Technology is HR’s biggest asset
Last week was a bit of a tech week. Starting in Sydney at the incredible HR Tech Fest and ending in Berlin at a digital “bootcamp” (including a visit to the games developer Wooga) looking at the latest consumer digital developments. Having finally got back to some semblance of normality, there are a number of things buzzing around my mind, causing me to reflect and think about the future of our profession.
1. Our employees are consumers, and as such are increasingly immersed in technology. If my expectation of the world is one where I can do pretty much anything at the tap of a screen, then why would my expectations be any different at work?

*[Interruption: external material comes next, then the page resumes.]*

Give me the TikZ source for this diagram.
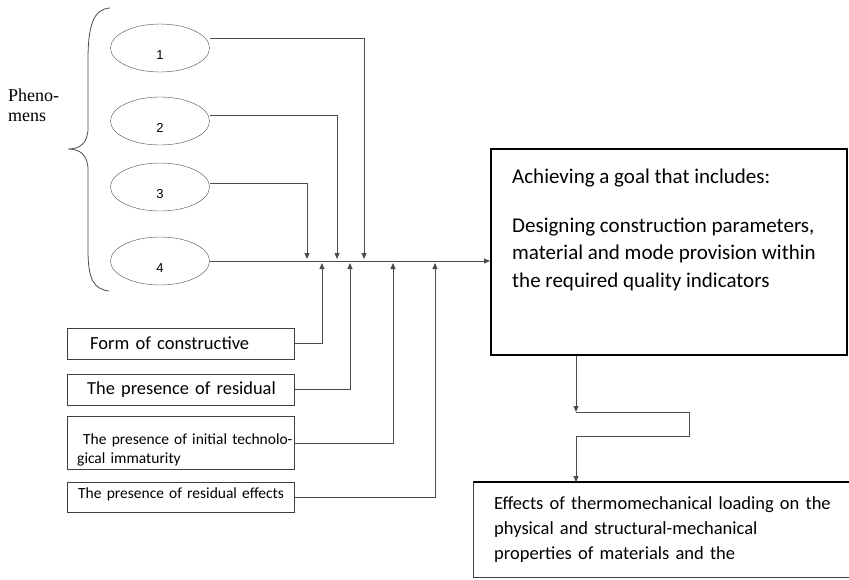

2. HR technology has changed and is changing. The future of technology is not the big, sole vendor, enterprise systems (although they are still dominant) that restrain you to one platform and one solution. The future is individual, integrated multiple vendor solutions that are best fit for your organisation.
3. We have the opportunity to excite and engage employees through the use of technology, rather than report on and process them. In the same way we willingly spend our time (and money) on consumer technology, the right solutions will lead the right behaviours and engagement within our organisations.
4. Cloud based and SaaS (software as a solution) technologies improve our ability to implement technology more quickly and at lower cost. Gone is the need for long project plans and implementation projects, we can trial, measure and develop a lot more easily. But successful implementation still comes down to good training and communication, nothing has changed there.
5. The opportunity to take our HR technology out of the work environment and in to the home, the commute, the coffee shop or the pub is going to become crucial. Being fully mobile, fully portable, whilst remaining secure is going to be a challenge, but our expectations as consumers is to access the content and services we need, when we need them, wherever we need them.
6. Good technology means good data. And intelligent use of data, as we know, is critical to understanding and leading our organisations to be better.
But the big tech-away (did you see what I did there?) for me, is that as an HR leader, you need to understand and embrace the opportunities offered by the new generation of technology solutions. It isn’t good enough to say, “I’m not a technology person” in the same way it isn’t acceptable to say, “I don’t do numbers”. The HR leader of the future is going to be immersed in technology and see it as their greatest asset.
If that isn’t you, then its time to brush up. Otherwise, you’d better start looking over your shoulder.